## WHAT YOU NEED TO DO
Copy each line of the entries beneath that contains the word "page".

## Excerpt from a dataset
(begin)

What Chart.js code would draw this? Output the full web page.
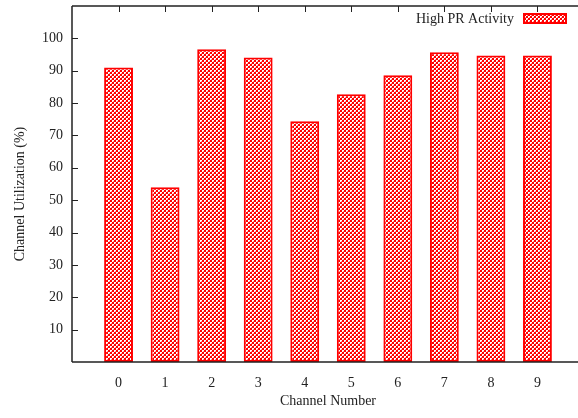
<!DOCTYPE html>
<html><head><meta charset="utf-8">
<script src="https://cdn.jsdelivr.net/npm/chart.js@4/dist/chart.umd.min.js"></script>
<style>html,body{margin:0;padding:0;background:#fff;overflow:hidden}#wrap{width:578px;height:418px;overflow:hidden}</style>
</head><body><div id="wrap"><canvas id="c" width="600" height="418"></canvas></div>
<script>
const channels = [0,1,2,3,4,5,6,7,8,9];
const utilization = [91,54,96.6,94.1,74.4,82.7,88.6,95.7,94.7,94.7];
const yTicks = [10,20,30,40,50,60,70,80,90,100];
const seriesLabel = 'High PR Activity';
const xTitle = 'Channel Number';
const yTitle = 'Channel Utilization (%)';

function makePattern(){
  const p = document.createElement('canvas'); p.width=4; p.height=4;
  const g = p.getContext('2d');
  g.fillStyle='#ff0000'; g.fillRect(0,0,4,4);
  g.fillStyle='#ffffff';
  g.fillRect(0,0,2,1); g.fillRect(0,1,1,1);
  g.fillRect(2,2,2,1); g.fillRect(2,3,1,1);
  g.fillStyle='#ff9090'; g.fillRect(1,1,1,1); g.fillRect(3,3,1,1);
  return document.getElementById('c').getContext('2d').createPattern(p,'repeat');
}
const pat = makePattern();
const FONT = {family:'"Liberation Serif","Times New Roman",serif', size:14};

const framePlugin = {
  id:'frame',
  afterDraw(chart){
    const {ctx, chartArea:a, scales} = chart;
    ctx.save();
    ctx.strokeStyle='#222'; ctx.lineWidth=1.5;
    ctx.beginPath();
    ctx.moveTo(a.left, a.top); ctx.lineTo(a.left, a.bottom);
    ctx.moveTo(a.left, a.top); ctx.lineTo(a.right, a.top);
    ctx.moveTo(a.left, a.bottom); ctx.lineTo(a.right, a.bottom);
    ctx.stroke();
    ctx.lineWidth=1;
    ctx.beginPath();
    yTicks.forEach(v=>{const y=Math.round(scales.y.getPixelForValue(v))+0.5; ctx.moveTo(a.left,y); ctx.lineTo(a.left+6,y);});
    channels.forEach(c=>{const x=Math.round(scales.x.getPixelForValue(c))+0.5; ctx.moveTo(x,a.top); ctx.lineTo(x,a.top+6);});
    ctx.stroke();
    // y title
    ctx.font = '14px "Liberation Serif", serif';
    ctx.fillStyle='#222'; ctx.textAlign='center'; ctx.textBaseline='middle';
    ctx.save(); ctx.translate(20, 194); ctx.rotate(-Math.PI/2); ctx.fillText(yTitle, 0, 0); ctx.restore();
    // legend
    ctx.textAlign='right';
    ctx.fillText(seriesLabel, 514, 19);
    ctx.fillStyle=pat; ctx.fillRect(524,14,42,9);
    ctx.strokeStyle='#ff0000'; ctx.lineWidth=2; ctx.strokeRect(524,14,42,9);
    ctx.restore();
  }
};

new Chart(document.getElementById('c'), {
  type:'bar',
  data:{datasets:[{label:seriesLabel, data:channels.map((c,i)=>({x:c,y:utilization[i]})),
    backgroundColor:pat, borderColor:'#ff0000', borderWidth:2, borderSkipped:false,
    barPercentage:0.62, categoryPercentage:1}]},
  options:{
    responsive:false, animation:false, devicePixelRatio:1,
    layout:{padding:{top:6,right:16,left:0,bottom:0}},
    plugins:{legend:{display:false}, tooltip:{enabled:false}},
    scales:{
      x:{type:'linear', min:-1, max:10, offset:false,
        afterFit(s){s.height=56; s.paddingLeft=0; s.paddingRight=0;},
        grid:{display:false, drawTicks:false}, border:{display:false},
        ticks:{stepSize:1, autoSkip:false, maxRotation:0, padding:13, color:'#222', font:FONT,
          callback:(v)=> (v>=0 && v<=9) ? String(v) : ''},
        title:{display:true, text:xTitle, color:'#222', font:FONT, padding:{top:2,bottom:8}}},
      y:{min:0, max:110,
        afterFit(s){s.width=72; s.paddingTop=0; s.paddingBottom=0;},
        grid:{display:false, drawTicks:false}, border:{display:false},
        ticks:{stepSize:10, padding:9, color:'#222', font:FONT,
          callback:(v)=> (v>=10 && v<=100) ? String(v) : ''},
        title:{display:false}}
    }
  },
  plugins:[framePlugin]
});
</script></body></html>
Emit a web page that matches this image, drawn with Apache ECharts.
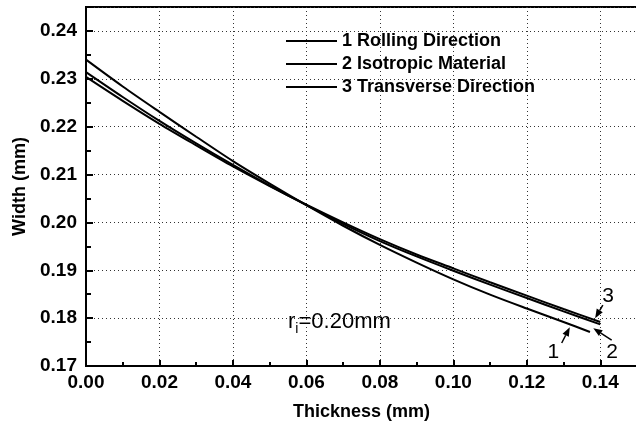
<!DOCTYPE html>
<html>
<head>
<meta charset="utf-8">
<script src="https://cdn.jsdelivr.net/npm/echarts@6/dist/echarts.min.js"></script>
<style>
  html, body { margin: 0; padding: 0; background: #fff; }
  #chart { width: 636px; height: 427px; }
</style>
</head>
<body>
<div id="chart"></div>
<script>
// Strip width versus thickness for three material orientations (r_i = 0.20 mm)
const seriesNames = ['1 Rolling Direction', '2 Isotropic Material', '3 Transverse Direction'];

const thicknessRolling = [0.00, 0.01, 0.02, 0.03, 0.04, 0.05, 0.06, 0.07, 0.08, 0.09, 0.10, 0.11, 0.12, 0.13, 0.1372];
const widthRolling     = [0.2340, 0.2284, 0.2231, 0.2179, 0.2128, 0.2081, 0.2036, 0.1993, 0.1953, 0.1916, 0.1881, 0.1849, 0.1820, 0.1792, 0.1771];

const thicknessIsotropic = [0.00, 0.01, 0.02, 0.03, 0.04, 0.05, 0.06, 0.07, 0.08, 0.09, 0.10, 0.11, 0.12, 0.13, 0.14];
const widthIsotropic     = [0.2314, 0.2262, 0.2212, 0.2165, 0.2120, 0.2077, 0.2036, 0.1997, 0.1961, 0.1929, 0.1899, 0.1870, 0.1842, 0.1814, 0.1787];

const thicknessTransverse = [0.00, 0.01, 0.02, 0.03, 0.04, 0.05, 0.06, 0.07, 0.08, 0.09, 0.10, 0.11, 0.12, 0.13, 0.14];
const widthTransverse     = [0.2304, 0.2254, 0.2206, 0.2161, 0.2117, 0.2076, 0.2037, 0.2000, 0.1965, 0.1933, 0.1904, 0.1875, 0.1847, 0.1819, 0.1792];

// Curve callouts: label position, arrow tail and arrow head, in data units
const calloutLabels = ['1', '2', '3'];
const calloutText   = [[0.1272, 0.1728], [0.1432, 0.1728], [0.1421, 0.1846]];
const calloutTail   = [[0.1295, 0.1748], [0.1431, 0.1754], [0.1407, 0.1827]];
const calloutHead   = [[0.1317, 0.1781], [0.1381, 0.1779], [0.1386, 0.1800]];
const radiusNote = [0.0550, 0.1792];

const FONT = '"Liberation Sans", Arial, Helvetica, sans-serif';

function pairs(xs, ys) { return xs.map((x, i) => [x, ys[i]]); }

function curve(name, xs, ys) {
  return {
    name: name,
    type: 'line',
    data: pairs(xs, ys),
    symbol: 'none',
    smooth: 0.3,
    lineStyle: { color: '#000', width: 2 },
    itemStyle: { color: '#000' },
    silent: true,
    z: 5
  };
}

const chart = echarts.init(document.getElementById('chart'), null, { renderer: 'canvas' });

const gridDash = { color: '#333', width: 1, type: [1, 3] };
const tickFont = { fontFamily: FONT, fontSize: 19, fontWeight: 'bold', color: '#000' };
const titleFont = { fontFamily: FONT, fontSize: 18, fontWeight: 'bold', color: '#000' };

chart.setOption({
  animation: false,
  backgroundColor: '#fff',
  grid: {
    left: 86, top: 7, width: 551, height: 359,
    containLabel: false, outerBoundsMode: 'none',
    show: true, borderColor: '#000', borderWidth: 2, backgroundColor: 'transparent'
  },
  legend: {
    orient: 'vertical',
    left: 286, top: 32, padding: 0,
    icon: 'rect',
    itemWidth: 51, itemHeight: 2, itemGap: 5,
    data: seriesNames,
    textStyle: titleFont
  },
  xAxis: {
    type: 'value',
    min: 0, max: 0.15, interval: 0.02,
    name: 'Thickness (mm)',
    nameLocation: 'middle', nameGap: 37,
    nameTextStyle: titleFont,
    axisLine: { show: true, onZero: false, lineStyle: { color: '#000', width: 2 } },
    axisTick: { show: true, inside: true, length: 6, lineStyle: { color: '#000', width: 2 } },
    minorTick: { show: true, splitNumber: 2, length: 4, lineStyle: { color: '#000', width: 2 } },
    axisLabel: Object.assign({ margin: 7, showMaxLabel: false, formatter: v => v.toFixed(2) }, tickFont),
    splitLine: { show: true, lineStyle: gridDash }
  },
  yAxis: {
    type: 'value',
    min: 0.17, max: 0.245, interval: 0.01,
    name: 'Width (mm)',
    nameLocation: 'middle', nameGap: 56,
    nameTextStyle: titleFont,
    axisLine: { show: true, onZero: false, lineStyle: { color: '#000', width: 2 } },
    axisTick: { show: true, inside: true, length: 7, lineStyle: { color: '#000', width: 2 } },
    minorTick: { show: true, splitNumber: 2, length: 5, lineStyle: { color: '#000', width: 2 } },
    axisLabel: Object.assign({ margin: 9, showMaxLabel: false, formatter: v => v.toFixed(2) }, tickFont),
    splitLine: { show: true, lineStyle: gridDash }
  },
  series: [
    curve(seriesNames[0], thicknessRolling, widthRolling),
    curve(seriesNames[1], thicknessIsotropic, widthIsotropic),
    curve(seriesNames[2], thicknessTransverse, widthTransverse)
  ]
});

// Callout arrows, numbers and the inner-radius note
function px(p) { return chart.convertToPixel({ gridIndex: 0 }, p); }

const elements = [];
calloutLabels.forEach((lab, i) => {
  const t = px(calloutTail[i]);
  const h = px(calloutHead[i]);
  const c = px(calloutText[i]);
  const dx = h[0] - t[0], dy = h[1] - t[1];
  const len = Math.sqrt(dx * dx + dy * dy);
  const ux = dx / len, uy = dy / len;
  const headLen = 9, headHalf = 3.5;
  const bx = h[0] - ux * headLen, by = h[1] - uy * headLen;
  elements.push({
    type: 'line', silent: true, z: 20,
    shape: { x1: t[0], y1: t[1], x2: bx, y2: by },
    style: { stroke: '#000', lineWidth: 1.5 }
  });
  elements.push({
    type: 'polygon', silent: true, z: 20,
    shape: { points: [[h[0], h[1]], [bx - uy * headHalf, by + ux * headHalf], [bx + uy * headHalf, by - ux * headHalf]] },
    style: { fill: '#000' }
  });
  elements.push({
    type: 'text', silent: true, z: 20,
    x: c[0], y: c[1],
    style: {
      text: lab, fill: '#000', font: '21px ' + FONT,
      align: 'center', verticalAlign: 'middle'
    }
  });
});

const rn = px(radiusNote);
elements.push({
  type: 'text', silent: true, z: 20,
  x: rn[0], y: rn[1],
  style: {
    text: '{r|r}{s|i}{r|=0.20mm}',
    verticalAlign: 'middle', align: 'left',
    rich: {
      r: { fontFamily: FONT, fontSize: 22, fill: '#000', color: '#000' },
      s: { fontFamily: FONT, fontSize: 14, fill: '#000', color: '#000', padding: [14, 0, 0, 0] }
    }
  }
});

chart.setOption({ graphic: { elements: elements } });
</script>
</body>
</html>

(end)

## RESPONSE
What Chart.js code would draw this? Output the full web page.
Emit a web page that matches this image, drawn with Apache ECharts.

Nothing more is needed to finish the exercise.